I want to make a CNN model in pytorch which can be fed images of different sizes. I am trying to use 2d convolution layer, which takes 4D input shape (pytorch's Conv2d expects its 2D inputs to actually have 4 dimensions). However, I'm not sure how to set up the input layer that can adjust all the variable sized images into fixed number of feature maps to pass over to remaining layers. For example, the shape of the input for colored images is [4, 3, 32, 32], which corresponds to batch size, number of channel(RGB), width, and height. If images are grayscale, then it will have [4, 1, 32, 32], which will produce an error when the shape is not what the layer expected.
Error message is "RuntimeError: Given groups=1, weight of size [6, 3, 5, 5], expected input[4, 1, 32, 32] to have 3 channels, but got 1 channels instead"
The architecture of my current CNN is like below.

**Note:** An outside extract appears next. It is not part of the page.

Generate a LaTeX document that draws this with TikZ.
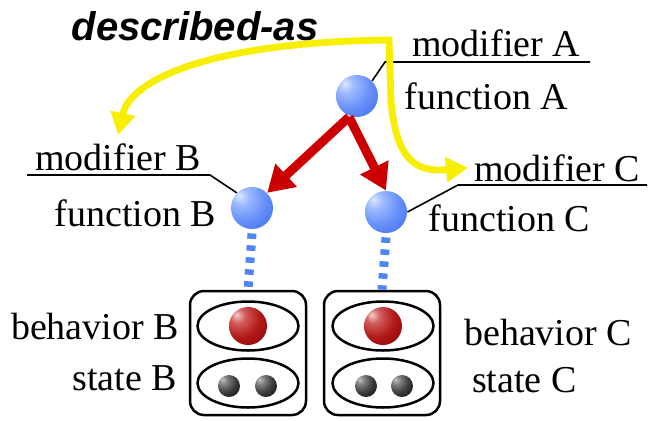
\documentclass[tikz,border=0pt]{standalone}
\usepackage{fontspec}
\setmainfont{Liberation Serif}
\setsansfont{Liberation Sans}
\usetikzlibrary{arrows.meta, positioning, calc, shapes.geometric}
\definecolor{callred}{HTML}{CC0000}
\definecolor{descyellow}{HTML}{F7EE00}
\definecolor{linkblue}{HTML}{4F86F7}
% ball shades
\definecolor{fb0}{HTML}{DCE7FF}
\definecolor{fb1}{HTML}{9DBAFF}
\definecolor{fb2}{HTML}{6890F8}
\definecolor{fb3}{HTML}{4676F0}
\definecolor{fb4}{HTML}{3766E2}
\definecolor{rb0}{HTML}{F4CCCC}
\definecolor{rb1}{HTML}{D25C5C}
\definecolor{rb2}{HTML}{B21818}
\definecolor{rb3}{HTML}{920A0A}
\definecolor{rb4}{HTML}{780606}
\definecolor{kb0}{HTML}{C4C4C4}
\definecolor{kb1}{HTML}{808080}
\definecolor{kb2}{HTML}{3C3C3C}
\definecolor{kb3}{HTML}{141414}
\definecolor{kb4}{HTML}{050505}
\pgfdeclareradialshading{funcball}{\pgfpoint{-15bp}{15bp}}{color(0bp)=(fb0); color(10bp)=(fb1); color(26bp)=(fb2); color(42bp)=(fb3); color(60bp)=(fb4); color(100bp)=(fb4)}
\pgfdeclareradialshading{behball}{\pgfpoint{-15bp}{15bp}}{color(0bp)=(rb0); color(10bp)=(rb1); color(26bp)=(rb2); color(42bp)=(rb3); color(60bp)=(rb4); color(100bp)=(rb4)}
\pgfdeclareradialshading{stball}{\pgfpoint{-15bp}{15bp}}{color(0bp)=(kb0); color(10bp)=(kb1); color(26bp)=(kb2); color(42bp)=(kb3); color(60bp)=(kb4); color(100bp)=(kb4)}

\begin{document}
\begin{tikzpicture}[
    x=0.5pt, y=-0.5pt,
    func/.style={circle, minimum size=21pt, inner sep=0pt, shading=funcball},
    behav/.style={circle, minimum size=19pt, inner sep=0pt, shading=behball},
    stv/.style={circle, minimum size=11pt, inner sep=0pt, shading=stball},
    part/.style={draw, line width=1.25pt, ellipse, minimum width=50.5pt, minimum height=24.5pt},
    unit/.style={draw, line width=1.25pt, rounded corners=7pt, minimum width=58pt, minimum height=62pt},
    lbl/.style={font=\fontsize{19}{21}\selectfont, inner sep=0pt},
    lead/.style={line width=0.8pt},
    calls/.style={callred, line width=4.5pt, -{Triangle[length=13pt,width=15pt]}},
    descr/.style={descyellow, line width=3.4pt, {Triangle[length=11pt,width=12pt]}-{Triangle[length=11pt,width=12pt]}},
    impl/.style={linkblue, line width=4.5pt, dash pattern=on 2.75pt off 3.25pt}
]
\useasboundingbox (0,0) rectangle (660,420);

% functions
\node[func] (fA) at (357,96) {};
\node[func] (fB) at (252,208) {};
\node[func] (fC) at (386,212) {};

\node[lbl, right=13pt of fA] (funA) {function A};
\node[lbl, left=7pt of fB, yshift=-2.5pt] (funB) {function B};
\node[lbl, right=10.5pt of fC, yshift=-3pt] (funC) {function C};

% modifiers
\node[lbl, anchor=base west] (modA) at (412,56) {modifier A};
\node[lbl, anchor=base west] (modB) at (35,170) {modifier B};
\node[lbl, anchor=base west] (modC) at (474,181) {modifier C};
\coordinate (kA) at (385,62);
\coordinate (kB) at (210,175);
\coordinate (kC) at (458,185);
\draw[lead] (fA.45) -- (kA) -- ++(205,0);
\draw[lead] (fB.135) -- (kB) -- ++(-183,0);
\draw[lead] (fC.east) -- (kC) -- ++(189,0);

% described-as
\node[font=\sffamily\bfseries\itshape\fontsize{20}{22}\selectfont, inner sep=0pt] (desc) at (195,26) {described-as};
\coordinate (top) at (389,40);
\draw[descr] ([yshift=4pt]modB.north) .. controls (130,80) and (210,42) .. (top)
    -- (391,100) .. controls (396,165) and (420,172) .. ([xshift=-3pt]modC.west);

% calls
\coordinate (split) at (349,117);
\draw[calls] (split) -- (fB.45);
\draw[calls] (split) -- (fC.north);

% units
\node[unit] (unitB) at (248,353) {};
\node[unit] (unitC) at (382,353) {};
\node[part] (behB) at (248,326) {};
\node[part] (stB) at (248,383) {};
\node[part] (behC) at (383,326) {};
\node[part] (stC) at (383,383) {};
\node[behav] (bB) at (behB) {};
\node[behav] (bC) at (behC) {};
\node[stv] (sB1) at (229,386) {};
\node[stv] (sB2) at (266,386) {};
\node[stv] (sC1) at (366,386) {};
\node[stv] (sC2) at (402,386) {};

\draw[impl] ([yshift=-2pt]fB.south) -- (unitB.north);
\draw[impl] ([yshift=-2pt]fC.south) -- (unitC.north);

\node[lbl, left=8.5pt of behB] (lbB) {behavior B};
\node[lbl, left=9.5pt of stB, yshift=2.5pt] (lsB) {state B};
\node[lbl, right=14.5pt of behC, yshift=-3pt] (lbC) {behavior C};
\node[lbl, right=18.5pt of stC, yshift=1.5pt] (lsC) {state C};
\end{tikzpicture}
\end{document}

def __init__(self, num_out, kernel_size, num_input_filters):
super().__init__()
self.num_input_filters = num_input_filters
self.num_out = num_out
self.kernel_size = kernel_size
self.conv1 = nn.Conv2d(3, 6, 5)
self.pool = nn.MaxPool2d(2, 2)
def forward(self, inp):
inp = self.pool(F.relu(self.conv1(inp)))
return inp
I have referenced similar questions and Fully convolutional networks (FCN) have no limitations on the input size at all, which could be the solution. And pytorch provides ConvTranspose2d() for FCN, but its parameters still seem to require fixed input size. Are there any methods that can solve this problem?